Means 45 is associated with the third conduit, the selecting element 42 and a preselected controlling valve, for example controlling valve 26, for controllably connecting the second and third circuits 15,16 in response to the position of the selecting element and the position of said controlling valve 26.

As can be seen by a study of the drawing, means 45 comprises valve 46, resolver 47, blocker valves 48,50, resolver 49, and associated bypass lines and elements. Valve 46 is connected to control valve 26 via resolver 47, selecting element 42, via conduit 44 and a blocker valve 48, via resolver 49, at the downstream end of the third circuit 16. Blocker valve 50 is positioned at the downstream end of the second circuit 15 and is connected to the sixth controlling valve 29 via selecting element 42.

Bypass line 51 is connected at one end of the second circuit 15 at a location between blocker valve 50 and work element 19 and at the other end to the third circuit 16 at a location between the fifth and sixth work elements 21,22. The direction of flow in line 51 is maintained from the second circuit 15 to the third circuit 16 by check 52.

Bypass line 53 is connected at one end to the third circuit 16 at a location between blocker valve 48 and work element 22, and at the other end to the second circuit 15 at a location between work elements 18 and 19. The direction of flow in line 53 is maintained from the third circuit 16 to the second circuit 15 by check 54.

In the first position of the selecting element 42, pilot pressure is blocked from valve 46 and directing valve 36 and said valves 36,46 are in the positions shown. Fluid from the first pump 11 supplies the swing 17 and any excess fluid is delivered through valve 36 into line 40 for use by the second and/or third circuits 15,16. Fluid from the second pump 12 is delivered to the left track 18. Any excess fluid from the left track 18 thereafter passes to the stick 19 and any excess fluid from the stick 19 passes through line 51 to the boom 22 when the boom is being used, for example. Fluid from the third pump 13 passes to the right track 20. Any excess fluid from the right track 20 thereafter passes to the bucket 21, any excess fluid from the bucket 21 thereafter passes to the boom 22, and any excess fluid from the boom 22 passes to the stick 19 via line 53 when the stick 19 is being used, for example. Therefore, a fluid pathway is provided from each of the pumps 11,12,13 to a preselected one of the work elements of one of the circuits, here the sixth work element 22 of third circuit 16 or the third work element 19 of the second circuit 15.

In the second position of the selecting element 42, pilot pressure is delivered through the selecting element 42 to valves 36 and 46 which causes these valves to divert fluid delivered thereto.

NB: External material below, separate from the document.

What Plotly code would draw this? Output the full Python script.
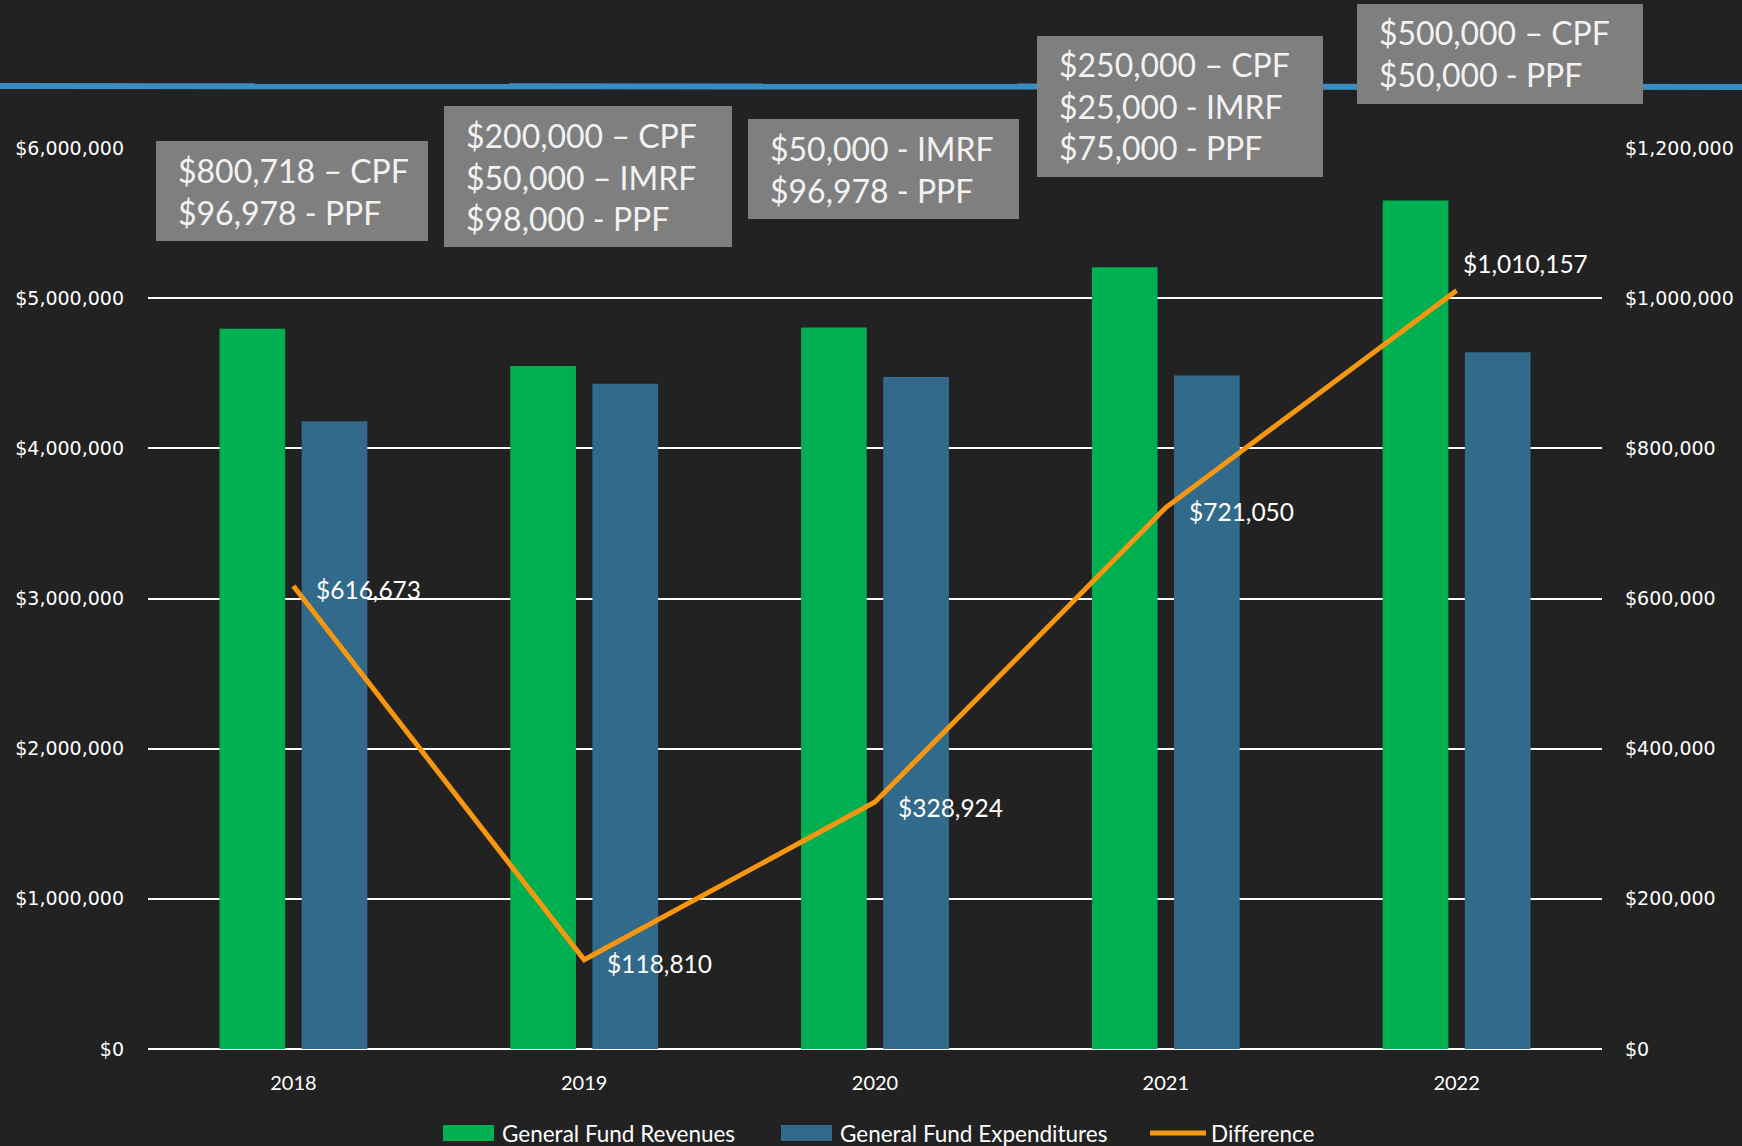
import plotly.graph_objects as go

# ---- data -------------------------------------------------------------
years = ["2018", "2019", "2020", "2021", "2022"]
revenues = [4_797_000, 4_549_000, 4_804_000, 5_206_000, 5_650_000]
expenditures = [4_180_000, 4_430_000, 4_475_000, 4_485_000, 4_640_000]
difference = [616_673, 118_810, 328_924, 721_050, 1_010_157]

# transfers listed above each year
transfer_notes = [
    ["$800,718 – CPF", "$96,978 - PPF"],
    ["$200,000 – CPF", "$50,000 – IMRF", "$98,000 - PPF"],
    ["$50,000 - IMRF", "$96,978 - PPF"],
    ["$250,000 – CPF", "$25,000 - IMRF", "$75,000 - PPF"],
    ["$500,000 – CPF", "$50,000 - PPF"],
]

series_names = ["General Fund Revenues", "General Fund Expenditures", "Difference"]
series_colors = ["#00B050", "#326A8B", "#F7960F"]

# ---- page geometry (pixels) --------------------------------------------
W, H = 1742, 1146
L, R, T, B = 148, 140, 148, 97
PW, PH = W - L - R, H - T - B


def px(x):
    return (x - L) / PW


def py(y):
    return (H - B - y) / PH


# note boxes: left, top, right, bottom in page pixels
note_boxes = [
    (156, 141, 428, 241),
    (444, 106, 732, 247),
    (748, 119, 1019, 219),
    (1037, 36, 1323, 177),
    (1357, 4, 1643, 104),
]
# offsets of the value labels from their line points (pixels)
label_shift = [(21, -4), (21, -4), (21, -5), (21, -4), (4, 27)]

FONT = "Lato"
AXIS_FONT = "DejaVu Sans"
BG = "#222222"

fig = go.Figure()
fig.add_bar(x=years, y=revenues, name=series_names[0],
            marker=dict(color=series_colors[0], line=dict(width=0)))
fig.add_bar(x=years, y=expenditures, name=series_names[1],
            marker=dict(color=series_colors[1], line=dict(width=0)))
fig.add_scatter(x=years, y=difference, name=series_names[2], yaxis="y2",
                mode="lines", line=dict(color=series_colors[2], width=5),
                cliponaxis=False)

shapes = [
    # blue brush stroke across the top
    dict(type="line", xref="paper", yref="paper", x0=px(0), x1=px(W),
         y0=py(86), y1=py(87), line=dict(color="#3A8CC0", width=6), layer="below"),
]
annotations = []
for (x0, y0, x1, y1), lines in zip(note_boxes, transfer_notes):
    shapes.append(dict(type="rect", xref="paper", yref="paper",
                       x0=px(x0), x1=px(x1), y0=py(y1), y1=py(y0),
                       fillcolor="#7F7F7F", line=dict(width=0), layer="above"))
    annotations.append(dict(xref="paper", yref="paper",
                            x=px(x0 + 20), y=py((y0 + y1) / 2),
                            xanchor="left", yanchor="middle", align="left",
                            text="<br>".join(lines), showarrow=False,
                            font=dict(color="#F2F2F2", size=32, family=FONT)))

# value labels on the difference line (x given as category index)
for i, (v, (dx, dy)) in enumerate(zip(difference, label_shift)):
    annotations.append(dict(xref="x", yref="y2", x=i, y=v, xshift=dx, yshift=dy,
                            xanchor="left", yanchor="middle", showarrow=False,
                            text=f"${v:,}",
                            font=dict(color="#FFFFFF", size=24.5, family=FONT)))

# legend along the bottom
LEG_Y = 1133
legend_items = [(443, 500), (781, 838), (1150, 1209)]
for i, ((sx, tx), name, col) in enumerate(zip(legend_items, series_names, series_colors)):
    if i < 2:
        shapes.append(dict(type="rect", xref="paper", yref="paper",
                           x0=px(sx), x1=px(sx + 51), y0=py(LEG_Y + 8), y1=py(LEG_Y - 8),
                           fillcolor=col, line=dict(width=0)))
    else:
        shapes.append(dict(type="line", xref="paper", yref="paper",
                           x0=px(sx), x1=px(sx + 56), y0=py(LEG_Y), y1=py(LEG_Y),
                           line=dict(color=col, width=5)))
    annotations.append(dict(xref="paper", yref="paper", x=px(tx), y=py(LEG_Y),
                            xanchor="left", yanchor="middle", showarrow=False,
                            text=name, font=dict(color="#FFFFFF", size=22.5, family=FONT)))

fig.update_layout(
    width=W, height=H,
    margin=dict(l=L, r=R, t=T, b=B, pad=0, autoexpand=False),
    paper_bgcolor=BG, plot_bgcolor=BG,
    font=dict(family=FONT, color="#FFFFFF", size=16),
    barmode="group", bargap=0.435, bargroupgap=0.2,
    showlegend=False,
    xaxis=dict(type="category", range=[-0.5, len(years) - 0.5],
               showgrid=False, showline=False, ticks="",
               tickfont=dict(size=20, color="#FFFFFF", family=FONT), ticklabelstandoff=20),
    yaxis=dict(range=[0, 6_000_000], dtick=1_000_000, tickprefix="$",
               tickformat=",d", showgrid=True, gridcolor="#FFFFFF", gridwidth=2,
               zeroline=True, zerolinecolor="#FFFFFF", zerolinewidth=2,
               showline=False, ticks="", ticklabelstandoff=23,
               tickfont=dict(size=19, color="#FFFFFF", family=AXIS_FONT)),
    yaxis2=dict(range=[0, 1_200_000], dtick=200_000, tickprefix="$",
                tickformat=",d", overlaying="y", side="right", showgrid=False,
                zeroline=False, showline=False, ticks="", ticklabelstandoff=22,
                tickfont=dict(size=19, color="#FFFFFF", family=AXIS_FONT)),
    shapes=shapes,
    annotations=annotations,
)

fig.write_html("out.html")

Fluid from the first pump 11 is delivered to the swing 17, excess fluid from the swing 17 is thereafter delivered to the bucket 21 via line 39, excess fluid from the bucket 21 is thereafter delivered to the boom 22, and excess fluid from the boom 22 is thereafter delivered to the stick 19, via line 53 when the stick 19 is being used, for example. Fluid from the second pump 12 is delivered to the left track 18, and excess fluid from the left track 18 is thereafter delivered to the stick 19. Fluid from the third pump 13 is delivered to the right track 20, excess fluid from the right track 20 is thereafter delivered to the bucket 21, and excess fluid from the bucket 21 is thereafter delivered to the boom 22, and any excess fluid from boom 22 is delivered to stick 19 via line 53 when the stick 19 is being used, for example.

As apparent in the drawing, when the second and third circuits are supplying fluid to work elements not in their respective circuit, their respective blocker valves 50, 48 are in the blocked position in order to terminate excess flow from the circuit to tank and pass said excess fluid into the respective bypass line 51,53. Here these blocking valves 48,50 are movable in response to the position of the respective controlling valves 26,29 of the stick 19 and boom 22.

Therefore, by this construction, the fluid system cannot only selectively combine fluid from the various pumps but can also control the order of work elements to which the fluids are delivered thereby increasing the versatility of the system and changing the speed of operation of selected work elements under certain conditions.

Other aspects, objects, and advantages of this invention can be obtained from a study of the drawings, the disclosure, and the appended claims.

BRIEF DESCRIPTION OF THE DRAWING

The drawing is a diagrammatic view of the fluid system of this invention.

BACKGROUND OF THE INVENTION

In fluid systems having a plurality of work elements, for example in an excavator having a plurality of pumps serving respective work elements through separate circuits, it is desirable to provide controls for providing fluid to the work elements in a preselected order, controllably combining fluid in a preselected order between the circuits, and controllably increasing the fluid available to preselected work elements during preselected modes of operation of the excavator.

By providing the controls of this invention, the excavator has increased versatility and efficiency and the waste of materials, power, and time is reduced.

According to the present invention, a fluid system has at least one pressurized fluid source serving a respective first, second, and third fluid circuit. The first circuit has a first work element and the second and third circuits each have a plurality of work elements connected in interruptible series. Means are connected to each respective work element for selectively, controllably passing fluid to and from the work elements. A selecting means has a selecting element that is movable between first and second positions. At the first position of the selecting element, excess fluid delivered by the first pump to the first circuit is diverted to the second and third circuits. At the second position of the selecting element, excess fluid delivered to the first circuit is diverted to preselected work elements.

This is a continuation, of Ser. No. 746,978, filed Dec. 2, 1976 now abandoned.